KARACHI: The federal government has agreed to increase the margin of petroleum dealers by Rs 1.64 per litre in four instalments after a marathon meeting on Monday, averting a strike threatened by dealers.

The meeting, which lasted several hours, was chaired by Minister of State for Petroleum Musadik Malik and attended by Pakistan Petroleum Dealers Association (PPDA) representatives, along with other stakeholders of the oil industry and government departments.

According to sources, the dealers’ margin would be increased by 41 paise per litre in each of the next four fortnights, starting from July 31. This would raise the oil prices by Rs 1.61 per litre, in addition to the revision, if any, made by the government.

Currently, the dealers’ margin is Rs6 per litre on petrol and diesel which would increase to Rs 7.64 after two months.

The PPDA chairman, Abdul Sami Khan, said dealers were not satisfied but agreed to avoid strikes. He added that the agreement between the dealers and the government also carried signatures of the Ogra chairman and director general.

The dealers had been demanding an increase of Rs5 per litre to Rs 11, citing high operational costs and low sales. They had also complained about the smuggling of diesel and petrol from Iran which, they claimed, had cut their sales by 30pc.

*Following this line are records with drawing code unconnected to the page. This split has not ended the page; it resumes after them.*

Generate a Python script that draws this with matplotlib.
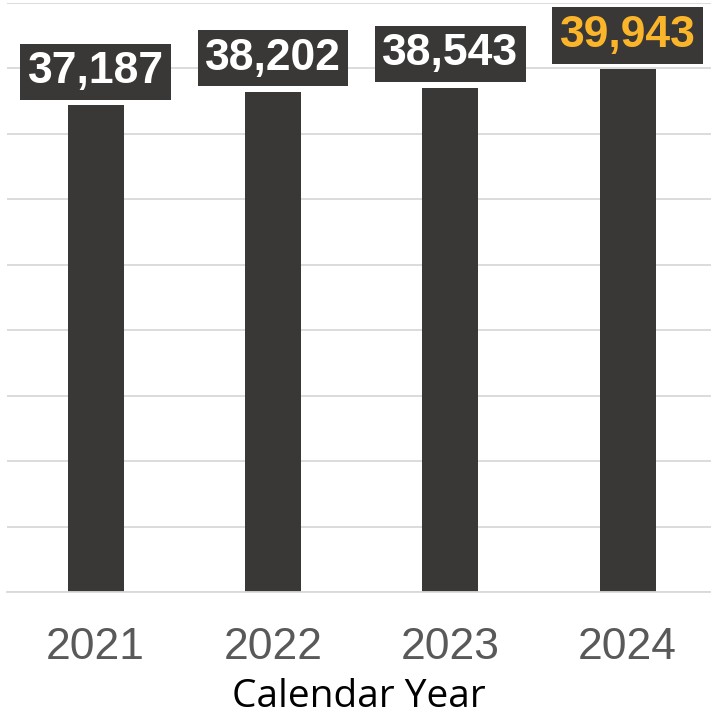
import matplotlib
matplotlib.use('Agg')
from matplotlib import pyplot as plt
from matplotlib import font_manager

years = ['2021', '2022', '2023', '2024']
values = [37187, 38202, 38543, 39943]
label_colors = ['white', 'white', 'white', '#FBB52B']

names = {f.name for f in font_manager.fontManager.ttflist}
narrow = 'Liberation Sans Narrow' if 'Liberation Sans Narrow' in names else 'Liberation Sans'

fig = plt.figure(figsize=(7.11, 7.20), dpi=100)
ax = fig.add_axes([7/711, 128/720, 704/711, 589/720])

bar_color = '#3A3836'
x = range(len(years))
ax.bar(x, values, width=0.316, color=bar_color, zorder=2)

ax.set_ylim(0, 45000)
ax.set_xlim(-0.5, 3.47)
ax.set_yticks(range(0, 45001, 5000))
ax.yaxis.grid(True, color='#D9D9D9', linewidth=1.3, zorder=0)
ax.tick_params(axis='y', left=False, labelleft=False)
ax.tick_params(axis='x', bottom=False, pad=22)
for s in ['top', 'right', 'left']:
    ax.spines[s].set_visible(False)
ax.spines['bottom'].set_color('#D9D9D9')
ax.spines['bottom'].set_linewidth(1.3)

ax.set_xticks(list(x))
ax.set_xticklabels(years, fontsize=32, color='#595959', family=narrow)
ax.set_xlabel('Calendar Year', fontsize=28, family='Open Sans', color='black', labelpad=7)

for i, v in enumerate(values):
    ax.annotate(f'{v:,}', (i, v), xytext=(0, 9.5), textcoords='offset points',
                ha='center', va='bottom', fontsize=32, fontweight='bold',
                family='Liberation Sans', color=label_colors[i], zorder=3,
                bbox=dict(boxstyle='square,pad=0.17', fc=bar_color, ec='none'))

fig.savefig('out.png', dpi=100)
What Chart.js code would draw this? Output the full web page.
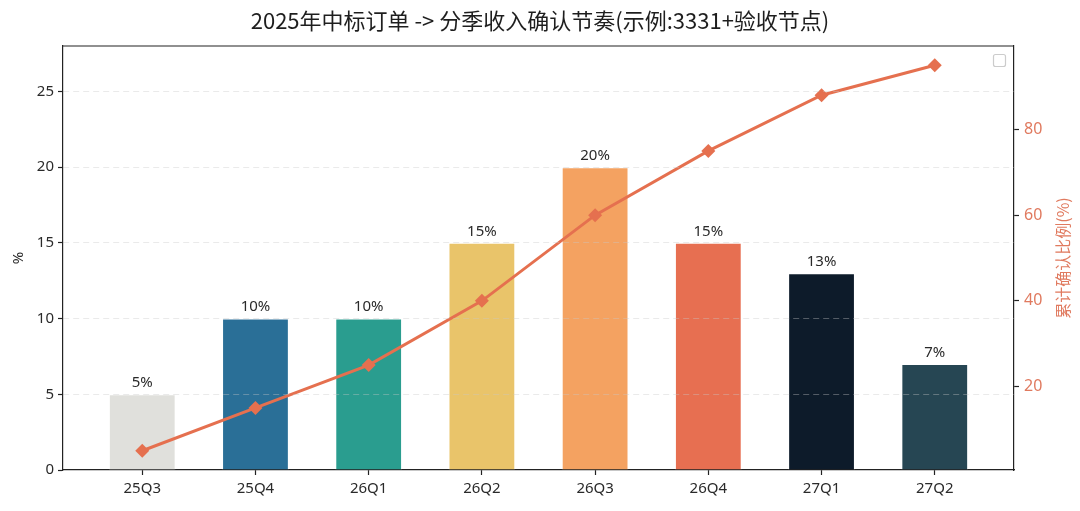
<!DOCTYPE html>
<html><head><meta charset="utf-8">
<script src="https://cdn.jsdelivr.net/npm/chart.js@4/dist/chart.umd.min.js"></script>
<style>html,body{margin:0;padding:0;background:#fff;overflow:hidden}#wrap{width:1080px;height:511px;position:relative}</style>
</head><body><div id="wrap"><canvas id="c"></canvas></div>
<script>
const categories = ['25Q3','25Q4','26Q1','26Q2','26Q3','26Q4','27Q1','27Q2'];
const quarterShare = [5,10,10,15,20,15,13,7];
const cumulativeShare = [5,15,25,40,60,75,88,95];
const barColors = ['#e0e0dc','#2a6f97','#2a9d8f','#e9c46a','#f4a261','#e76f51','#0d1b2a','#264653'];
const leftTicks = [0,5,10,15,20,25];
const rightTicks = [20,40,60,80];
const titleText = '2025年中标订单 -> 分季收入确认节奏(示例:3331+验收节点)';
const leftTitle = '%';
const rightTitle = '累计确认比例(%)';

const FONT = "'Noto Sans', 'Noto Sans CJK SC', sans-serif";
const lineColor = '#e5704f';
const rightColor = '#e07a5f';
const gridColor = 'rgba(200,200,200,0.38)';

const extras = {
  id: 'extras',
  afterDraw(chart) {
    const ctx = chart.ctx, a = chart.chartArea;
    ctx.save();
    // top spine
    ctx.strokeStyle = '#222'; ctx.lineWidth = 1.2;
    ctx.beginPath(); ctx.moveTo(a.left, a.top); ctx.lineTo(a.right, a.top); ctx.stroke();
    // title
    ctx.fillStyle = '#1e1e1e';
    ctx.font = "22px 'Noto Sans CJK SC', 'Noto Sans', sans-serif";
    ctx.textAlign = 'center'; ctx.textBaseline = 'middle';
    ctx.fillText(titleText, chart.width / 2, 21);
    // bar labels
    const meta = chart.getDatasetMeta(1);
    ctx.font = "15px " + FONT;
    ctx.fillStyle = '#2a2a2a';
    ctx.textBaseline = 'bottom';
    meta.data.forEach((el, i) => {
      ctx.fillText(quarterShare[i] + '%', el.x, el.y - 4);
    });
    // right axis title
    ctx.save();
    ctx.translate(1063, (a.top + a.bottom) / 2);
    ctx.rotate(-Math.PI / 2);
    ctx.fillStyle = rightColor;
    ctx.font = "16px 'Noto Sans CJK SC', 'Noto Sans', sans-serif";
    ctx.textAlign = 'center'; ctx.textBaseline = 'middle';
    ctx.fillText(rightTitle, 0, 0);
    ctx.restore();
    // empty legend box
    ctx.strokeStyle = '#cccccc'; ctx.lineWidth = 1.2;
    ctx.beginPath();
    const bx = a.right - 21, by = a.top + 8;
    if (ctx.roundRect) ctx.roundRect(bx + 0.5, by + 0.5, 12, 12, 2); else ctx.rect(bx + 0.5, by + 0.5, 12, 12);
    ctx.stroke();
    ctx.restore();
  }
};

new Chart(document.getElementById('c'), {
  type: 'bar',
  data: {
    datasets: [
      {
        type: 'line',
        data: cumulativeShare.map((v, i) => ({x: i, y: v})),
        yAxisID: 'y1',
        borderColor: lineColor,
        backgroundColor: lineColor,
        borderWidth: 3,
        pointStyle: 'rectRot',
        pointRadius: 7,
        pointBorderWidth: 0,
        tension: 0,
        order: 0
      },
      {
        type: 'bar',
        data: quarterShare.map((v, i) => ({x: i, y: v})),
        yAxisID: 'y',
        backgroundColor: barColors,
        borderColor: 'rgba(255,255,255,0.5)',
        borderWidth: 1,
        categoryPercentage: 1,
        barPercentage: 0.59,
        order: 1
      }
    ]
  },
  options: {
    responsive: true,
    maintainAspectRatio: false,
    animation: false,
    layout: {padding: {top: 46, left: 0, right: 0, bottom: 0}},
    plugins: {legend: {display: false}, title: {display: false}, tooltip: {enabled: false}},
    scales: {
      x: {
        type: 'linear',
        offset: false,
        min: -0.7, max: 7.7,
        afterBuildTicks: s => { s.ticks = categories.map((c, i) => ({value: i})); },
        afterFit: s => { s.height = 41; },
        ticks: {callback: v => categories[v], color: '#2a2a2a', font: {family: FONT, size: 15}, padding: 5, autoSkip: false, maxRotation: 0},
        grid: {offset: false, drawOnChartArea: false, drawTicks: true, tickLength: 5, tickColor: '#222', tickWidth: 1.2},
        border: {display: true, color: '#222', width: 1.2}
      },
      y: {
        position: 'left',
        min: 0, max: 28,
        afterBuildTicks: s => { s.ticks = leftTicks.map(v => ({value: v})); },
        afterFit: s => { s.width = 63; },
        ticks: {color: '#2a2a2a', font: {family: FONT, size: 15}, padding: 4},
        title: {display: true, text: leftTitle, color: '#2a2a2a', font: {family: FONT, size: 15}, padding: {top: 10, bottom: 4}},
        grid: {
          z: 1,
          color: c => (c.tick && c.tick.value === 0) ? 'rgba(0,0,0,0)' : gridColor,
          lineWidth: 1,
          tickLength: 5, tickColor: '#222', tickWidth: 1.2
        },
        border: {display: true, color: '#222', width: 1.2, dash: [6, 4], z: 1}
      },
      y1: {
        position: 'right',
        min: 0.5, max: 99.5,
        afterBuildTicks: s => { s.ticks = rightTicks.map(v => ({value: v})); },
        afterFit: s => { s.width = 66; },
        ticks: {color: rightColor, font: {family: FONT, size: 16}, padding: 5},
        grid: {drawOnChartArea: false, tickLength: 5, tickColor: '#222', tickWidth: 1.2},
        border: {display: true, color: '#222', width: 1.2}
      }
    }
  },
  plugins: [extras]
});
</script>
</body></html>
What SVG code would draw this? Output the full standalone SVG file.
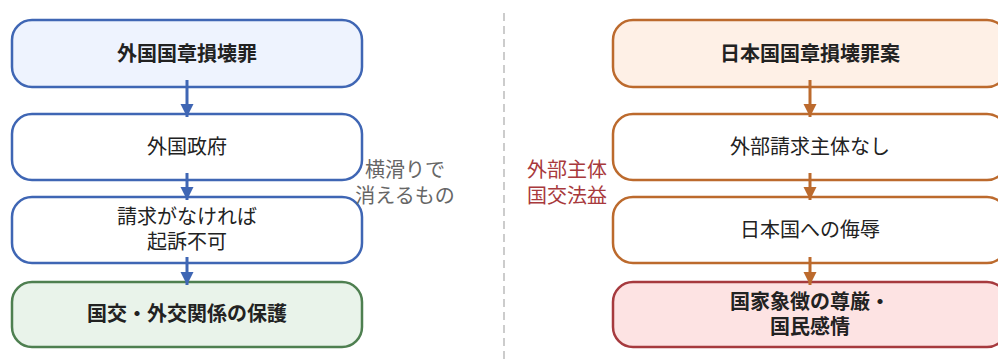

Last week, PPDA had called for a nationwide shutdown of petrol stations from July 22 if their margin was not raised. However, after successful negotiations with the petroleum minister on Friday, the strike was deferred till Monday.

Sources said it was agreed that the increase in margins would be decided based on actual data, acceptable to all concerned stakeholders. The government had also decided to collect petroleum dealers’ sales figures to ascertain their actual profit margin. It was not immediately known what was discussed in the July 24 meeting.